[Problem to work on] Reproduce exactly, with no pictures, each line from the opening of the material down through the line containing "minimum width=238pt, minimum".

====================

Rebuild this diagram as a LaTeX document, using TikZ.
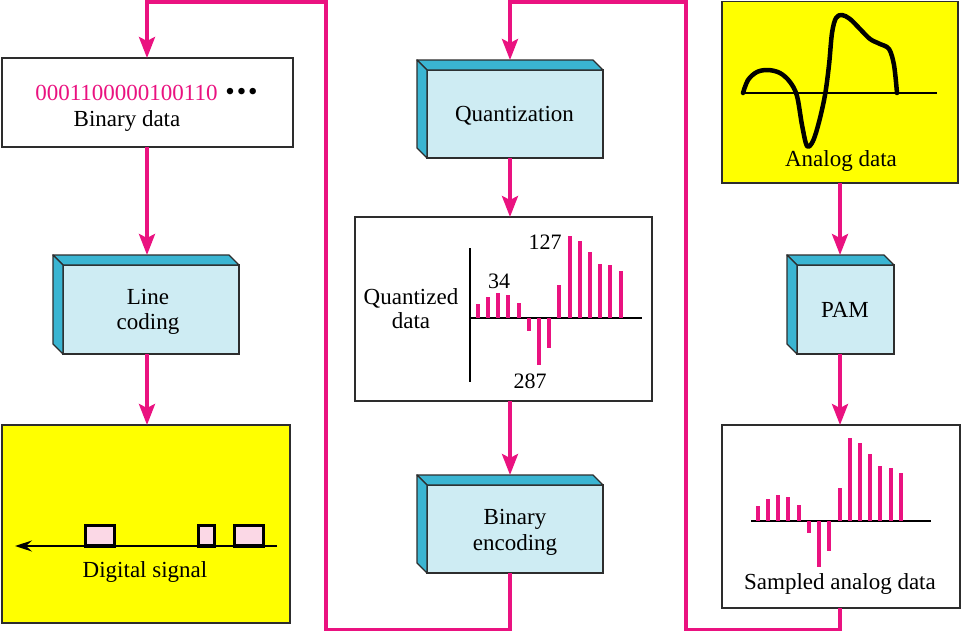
\documentclass[tikz,border=0pt]{standalone}
\usepackage{fontspec}
\setmainfont{Liberation Serif}
\usetikzlibrary{arrows.meta}
\definecolor{pk}{RGB}{234,18,128}
\definecolor{lb}{RGB}{206,236,243}
\definecolor{db}{RGB}{58,181,210}
\definecolor{yl}{RGB}{255,255,0}
\definecolor{pp}{RGB}{251,216,230}
\definecolor{bd}{RGB}{45,45,45}
\begin{document}
\begin{tikzpicture}[x=1pt,y=-1pt,
  txt/.style={font=\fontsize{23}{26}\selectfont, inner sep=0pt, anchor=base},
  num/.style={font=\fontsize{22}{26}\selectfont, inner sep=0pt, anchor=base},
  flat/.style={draw=bd, line width=1.4pt, inner sep=0pt, outer sep=0pt},
  front/.style={flat, fill=lb},
  side/.style={fill=db, draw=bd, line width=1.4pt, line join=round},
  link/.style={draw=pk, line width=3.6pt, line join=miter, -{Stealth[length=21pt,width=16pt,inset=4pt]}},
  axisline/.style={draw=black, line width=1.8pt},
  pulse/.style={draw=black, line width=3.4pt, fill=pp},
]
\useasboundingbox (0,0) rectangle (966,632);
\fill[white] (0,0) rectangle (966,632);

% ---------- plain and yellow boxes
\node[flat, fill=white, minimum width=291pt, minimum height=89pt] (bin) at (147.5,102.5) {};
\node[flat, fill=yl, minimum width=288pt, minimum height=198pt] (dig) at (146,524) {};
\node[flat, fill=white, minimum width=297pt, minimum height=184pt] (qd) at (503.5,309) {};
\node[flat, fill=yl, minimum width=236pt, minimum height=181.5pt] (ana) at (840,92.25) {};
\node[flat, fill=white, minimum width=238pt, minimum height=183pt] (smp) at (841,516.5) {};

% ---------- 3D boxes
\newcommand\facesof[1]{%
  \filldraw[side] (#1.north west) -- ++(-10,-10) -- ([shift={(-10pt,10pt)}]#1.north east) -- (#1.north east) -- cycle;
  \filldraw[side] (#1.north west) -- ++(-10,-10) -- ([shift={(-10pt,10pt)}]#1.south west) -- (#1.south west) -- cycle;
  \coordinate (#1top) at ([yshift=10pt]#1.north);}
\node[front, minimum width=176pt, minimum height=89pt] (lc) at (151,309.5) {};
\facesof{lc}
\node[front, minimum width=176pt, minimum height=88pt] (q) at (515,114) {};
\facesof{q}
\node[front, minimum width=176pt, minimum height=88pt] (be) at (515,529) {};
\facesof{be}
\node[front, minimum width=97pt, minimum height=89pt] (pam) at (845.5,309.5) {};
\facesof{pam}

% ---------- texts
\node[txt, text=pk] (bits) at (146.5,100) {0001100000100110 \kern2pt\textcolor{black}{\fontsize{27}{27}\selectfont•\kern2pt•\kern2pt•}};
\node[txt] (bintxt) at (127,126) {Binary data};
\node[txt] (lct1) at (148,304) {Line};
\node[txt] (lct2) at (148,329) {coding};
\node[txt] (digtxt) at (145,577) {Digital signal};
\node[txt] (qt) at (514.5,121.5) {Quantization};
\node[txt] (qdt1) at (411,304) {Quantized};
\node[txt] (qdt2) at (411,328) {data};
\node[num] (n34) at (499,288) {34};
\node[num] (n127) at (545,249.5) {127};
\node[num] (n287) at (530,388) {287};
\node[txt] (bet1) at (515,524.5) {Binary};
\node[txt] (bet2) at (515,550) {encoding};
\node[txt] (anat) at (841,166) {Analog data};
\node[txt] (pamt) at (845,317.5) {PAM};
\node[txt] (smpt) at (840,589) {Sampled analog data};

% ---------- digital signal
\coordinate (dsR) at (277,546);
\coordinate (dsL) at (15,546);
\draw[axisline, line width=2pt, -{Stealth[length=17pt,width=11pt,inset=6pt]}] (dsR) -- (dsL);
\draw[pulse] (85.5,546) rectangle (114.5,525.5);
\draw[pulse] (198.5,546) rectangle (214.5,525.5);
\draw[pulse] (234.5,546) rectangle (263.5,525.5);

% ---------- quantized data chart
\draw[axisline] (470,248) -- (470,382);
\draw[axisline] (470,318) -- (642,318);
\foreach \t [count=\i from 0] in {304,297,293,295,303,331,365,348,285,236,241,252,264,265,271}
  \fill[pk] ({477.7+10.2*\i-2},318) rectangle ({477.7+10.2*\i+2},\t);

% ---------- analog curve
\draw[axisline] (743,93) -- (937,93);
\draw[line width=4.5pt, line cap=round, line join=round] plot[smooth, tension=0.55] coordinates {
 (743,93) (748,80) (757,72) (768,70) (780,73) (790,82) (797,96) (802,125) (807,146)
 (813,141) (819,122) (825,95) (829,65) (832,33) (836,18) (842,15) (850,19) (860,29)
 (870,39) (880,44) (889,49) (894,65) (897,93)};

% ---------- sampled chart
\draw[axisline] (751,521) -- (931,521);
\foreach \t [count=\i from 0] in {506,499,495,497,505,533,567,551,488,438,443,454,466,468,473}
  \fill[pk] ({757.7+10.23*\i-2},521) rectangle ({757.7+10.23*\i+2},\t);

% ---------- connectors
\coordinate (colB) at (510,0);
\coordinate (colA) at (147,0);
\coordinate (colC) at (840,0);
\coordinate (topL) at (326,2);
\coordinate (botL) at (326,629.5);
\coordinate (topR) at (686,2);
\coordinate (botR) at (686,629.5);

\draw[link] (colA |- bin.south) -- (colA |- lctop);
\draw[link] (colA |- lc.south) -- (colA |- dig.north);
\draw[link] (colB |- q.south) -- (colB |- qd.north);
\draw[link] (colB |- qd.south) -- (colB |- betop);
\draw[link] (colC |- ana.south) -- (colC |- pamtop);
\draw[link] (colC |- pam.south) -- (colC |- smp.north);

\draw[link] (colC |- smp.south) -- (colC |- botR) -- (botR) -- (topR) -- (colB |- topR) -- (colB |- qtop);
\draw[link] (colB |- be.south) -- (colB |- botL) -- (botL) -- (topL) -- (colA |- topL) -- (colA |- bin.north);
\end{tikzpicture}
\end{document}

====================

[Output]
Rebuild this diagram as a LaTeX document, using TikZ.
\documentclass[tikz,border=0pt]{standalone}
\usepackage{fontspec}
\setmainfont{Liberation Serif}
\usetikzlibrary{arrows.meta}
\definecolor{pk}{RGB}{234,18,128}
\definecolor{lb}{RGB}{206,236,243}
\definecolor{db}{RGB}{58,181,210}
\definecolor{yl}{RGB}{255,255,0}
\definecolor{pp}{RGB}{251,216,230}
\definecolor{bd}{RGB}{45,45,45}
\begin{document}
\begin{tikzpicture}[x=1pt,y=-1pt,
  txt/.style={font=\fontsize{23}{26}\selectfont, inner sep=0pt, anchor=base},
  num/.style={font=\fontsize{22}{26}\selectfont, inner sep=0pt, anchor=base},
  flat/.style={draw=bd, line width=1.4pt, inner sep=0pt, outer sep=0pt},
  front/.style={flat, fill=lb},
  side/.style={fill=db, draw=bd, line width=1.4pt, line join=round},
  link/.style={draw=pk, line width=3.6pt, line join=miter, -{Stealth[length=21pt,width=16pt,inset=4pt]}},
  axisline/.style={draw=black, line width=1.8pt},
  pulse/.style={draw=black, line width=3.4pt, fill=pp},
]
\useasboundingbox (0,0) rectangle (966,632);
\fill[white] (0,0) rectangle (966,632);

% ---------- plain and yellow boxes
\node[flat, fill=white, minimum width=291pt, minimum height=89pt] (bin) at (147.5,102.5) {};
\node[flat, fill=yl, minimum width=288pt, minimum height=198pt] (dig) at (146,524) {};
\node[flat, fill=white, minimum width=297pt, minimum height=184pt] (qd) at (503.5,309) {};
\node[flat, fill=yl, minimum width=236pt, minimum height=181.5pt] (ana) at (840,92.25) {};
\node[flat, fill=white, minimum width=238pt, minimum height=183pt] (smp) at (841,516.5) {};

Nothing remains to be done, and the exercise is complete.